── Exercise inputs

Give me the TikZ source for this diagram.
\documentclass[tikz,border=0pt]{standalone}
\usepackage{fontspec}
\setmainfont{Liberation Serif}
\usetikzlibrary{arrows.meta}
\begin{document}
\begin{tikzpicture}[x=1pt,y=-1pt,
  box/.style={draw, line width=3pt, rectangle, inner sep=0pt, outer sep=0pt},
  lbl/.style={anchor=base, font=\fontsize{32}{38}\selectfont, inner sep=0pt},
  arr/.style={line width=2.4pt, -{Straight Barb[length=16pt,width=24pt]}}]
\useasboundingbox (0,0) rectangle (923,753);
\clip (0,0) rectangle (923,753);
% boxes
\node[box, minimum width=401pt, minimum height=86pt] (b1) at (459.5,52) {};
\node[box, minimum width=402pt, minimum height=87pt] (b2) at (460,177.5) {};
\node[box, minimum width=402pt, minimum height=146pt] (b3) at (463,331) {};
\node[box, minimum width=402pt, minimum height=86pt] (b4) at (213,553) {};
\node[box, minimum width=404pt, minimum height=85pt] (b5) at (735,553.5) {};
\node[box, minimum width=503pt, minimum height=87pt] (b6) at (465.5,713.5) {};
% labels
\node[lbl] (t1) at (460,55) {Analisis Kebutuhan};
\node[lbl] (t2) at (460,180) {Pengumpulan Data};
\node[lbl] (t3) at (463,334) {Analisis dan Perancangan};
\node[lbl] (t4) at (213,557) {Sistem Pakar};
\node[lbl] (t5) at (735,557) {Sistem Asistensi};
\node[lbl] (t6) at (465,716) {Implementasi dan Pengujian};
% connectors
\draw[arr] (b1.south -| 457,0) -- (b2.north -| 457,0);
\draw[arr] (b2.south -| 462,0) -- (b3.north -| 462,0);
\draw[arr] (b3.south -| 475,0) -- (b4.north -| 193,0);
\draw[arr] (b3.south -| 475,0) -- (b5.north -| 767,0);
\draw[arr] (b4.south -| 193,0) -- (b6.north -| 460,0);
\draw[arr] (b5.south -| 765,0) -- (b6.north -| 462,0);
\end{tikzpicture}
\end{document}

────
── Exercise inputs

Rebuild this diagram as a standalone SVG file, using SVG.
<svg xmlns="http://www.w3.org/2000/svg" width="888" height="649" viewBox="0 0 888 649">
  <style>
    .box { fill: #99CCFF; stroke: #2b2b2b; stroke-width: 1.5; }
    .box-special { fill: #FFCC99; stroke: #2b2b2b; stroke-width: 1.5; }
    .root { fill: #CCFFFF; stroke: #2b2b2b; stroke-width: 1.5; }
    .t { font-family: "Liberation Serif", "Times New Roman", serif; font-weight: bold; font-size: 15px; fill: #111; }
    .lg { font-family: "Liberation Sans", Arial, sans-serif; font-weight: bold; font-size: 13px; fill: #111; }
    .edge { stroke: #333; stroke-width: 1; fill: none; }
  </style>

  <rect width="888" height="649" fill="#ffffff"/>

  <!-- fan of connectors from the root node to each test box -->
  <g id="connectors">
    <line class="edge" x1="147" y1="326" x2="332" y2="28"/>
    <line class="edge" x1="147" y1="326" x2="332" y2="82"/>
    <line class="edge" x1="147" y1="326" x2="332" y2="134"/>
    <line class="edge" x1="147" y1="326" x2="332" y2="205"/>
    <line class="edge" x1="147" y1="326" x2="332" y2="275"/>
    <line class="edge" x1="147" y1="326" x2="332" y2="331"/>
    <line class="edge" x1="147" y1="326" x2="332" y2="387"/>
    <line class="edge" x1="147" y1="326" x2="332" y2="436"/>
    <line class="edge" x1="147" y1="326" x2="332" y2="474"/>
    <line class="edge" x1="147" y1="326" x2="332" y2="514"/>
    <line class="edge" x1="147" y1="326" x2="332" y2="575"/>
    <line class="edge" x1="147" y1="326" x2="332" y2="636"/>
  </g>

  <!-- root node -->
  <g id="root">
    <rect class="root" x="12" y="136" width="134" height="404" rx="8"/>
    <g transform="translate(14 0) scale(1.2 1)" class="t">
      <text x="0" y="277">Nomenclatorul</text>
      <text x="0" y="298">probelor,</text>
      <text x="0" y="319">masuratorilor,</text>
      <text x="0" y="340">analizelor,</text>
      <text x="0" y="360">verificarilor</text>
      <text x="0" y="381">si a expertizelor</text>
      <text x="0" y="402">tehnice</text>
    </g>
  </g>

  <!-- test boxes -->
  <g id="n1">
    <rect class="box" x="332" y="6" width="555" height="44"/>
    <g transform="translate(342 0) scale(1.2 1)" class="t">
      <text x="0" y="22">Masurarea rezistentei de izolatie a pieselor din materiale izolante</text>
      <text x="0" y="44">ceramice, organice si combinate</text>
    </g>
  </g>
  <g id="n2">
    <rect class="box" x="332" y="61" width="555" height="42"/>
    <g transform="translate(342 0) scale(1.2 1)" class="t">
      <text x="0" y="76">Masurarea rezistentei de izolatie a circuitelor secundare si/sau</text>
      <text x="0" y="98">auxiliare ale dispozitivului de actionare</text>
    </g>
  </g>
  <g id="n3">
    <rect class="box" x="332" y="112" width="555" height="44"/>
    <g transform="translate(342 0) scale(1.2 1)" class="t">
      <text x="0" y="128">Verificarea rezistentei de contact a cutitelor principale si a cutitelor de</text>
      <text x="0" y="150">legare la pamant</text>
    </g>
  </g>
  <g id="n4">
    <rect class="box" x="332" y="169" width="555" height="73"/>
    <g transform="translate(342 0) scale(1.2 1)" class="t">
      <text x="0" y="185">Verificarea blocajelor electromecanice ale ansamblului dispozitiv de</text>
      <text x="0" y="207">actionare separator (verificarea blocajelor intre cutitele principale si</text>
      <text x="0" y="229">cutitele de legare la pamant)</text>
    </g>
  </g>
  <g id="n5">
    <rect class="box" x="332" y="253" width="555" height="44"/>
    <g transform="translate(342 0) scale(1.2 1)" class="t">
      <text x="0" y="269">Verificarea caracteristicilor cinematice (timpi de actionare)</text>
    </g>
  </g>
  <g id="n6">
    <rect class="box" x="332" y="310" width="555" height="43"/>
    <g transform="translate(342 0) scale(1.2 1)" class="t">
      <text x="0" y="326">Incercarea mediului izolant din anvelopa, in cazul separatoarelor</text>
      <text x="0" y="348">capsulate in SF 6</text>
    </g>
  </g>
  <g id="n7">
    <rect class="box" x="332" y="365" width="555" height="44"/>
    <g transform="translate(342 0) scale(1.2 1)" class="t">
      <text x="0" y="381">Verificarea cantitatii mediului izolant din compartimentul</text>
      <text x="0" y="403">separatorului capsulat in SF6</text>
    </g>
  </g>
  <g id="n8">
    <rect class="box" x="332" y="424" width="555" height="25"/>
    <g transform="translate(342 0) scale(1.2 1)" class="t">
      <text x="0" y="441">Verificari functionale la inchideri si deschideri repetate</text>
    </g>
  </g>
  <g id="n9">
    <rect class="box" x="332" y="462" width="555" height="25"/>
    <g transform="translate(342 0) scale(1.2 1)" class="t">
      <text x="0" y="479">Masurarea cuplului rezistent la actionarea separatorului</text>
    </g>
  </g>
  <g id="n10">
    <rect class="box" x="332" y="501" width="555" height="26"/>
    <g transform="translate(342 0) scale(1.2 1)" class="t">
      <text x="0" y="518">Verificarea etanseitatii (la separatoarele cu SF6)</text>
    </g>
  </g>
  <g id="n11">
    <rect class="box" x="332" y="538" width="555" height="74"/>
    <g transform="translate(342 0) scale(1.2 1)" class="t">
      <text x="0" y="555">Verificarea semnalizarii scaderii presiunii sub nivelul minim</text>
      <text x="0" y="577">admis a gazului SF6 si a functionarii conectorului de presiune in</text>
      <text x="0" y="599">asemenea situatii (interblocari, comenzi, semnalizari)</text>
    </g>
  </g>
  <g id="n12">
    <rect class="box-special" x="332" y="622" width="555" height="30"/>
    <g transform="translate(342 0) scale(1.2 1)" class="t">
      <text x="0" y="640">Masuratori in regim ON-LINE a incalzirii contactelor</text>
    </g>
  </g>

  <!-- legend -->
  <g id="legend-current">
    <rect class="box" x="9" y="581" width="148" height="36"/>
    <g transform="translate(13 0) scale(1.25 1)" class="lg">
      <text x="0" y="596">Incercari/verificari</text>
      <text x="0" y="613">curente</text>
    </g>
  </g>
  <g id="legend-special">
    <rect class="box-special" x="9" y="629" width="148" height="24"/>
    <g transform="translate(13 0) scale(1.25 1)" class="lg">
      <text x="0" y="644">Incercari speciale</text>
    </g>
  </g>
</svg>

────

_The task_: Locate all lines that include the word "standalone" and copy them out.

_Result of the task_:
\documentclass[tikz,border=0pt]{standalone}
Rebuild this diagram as a standalone SVG file, using SVG.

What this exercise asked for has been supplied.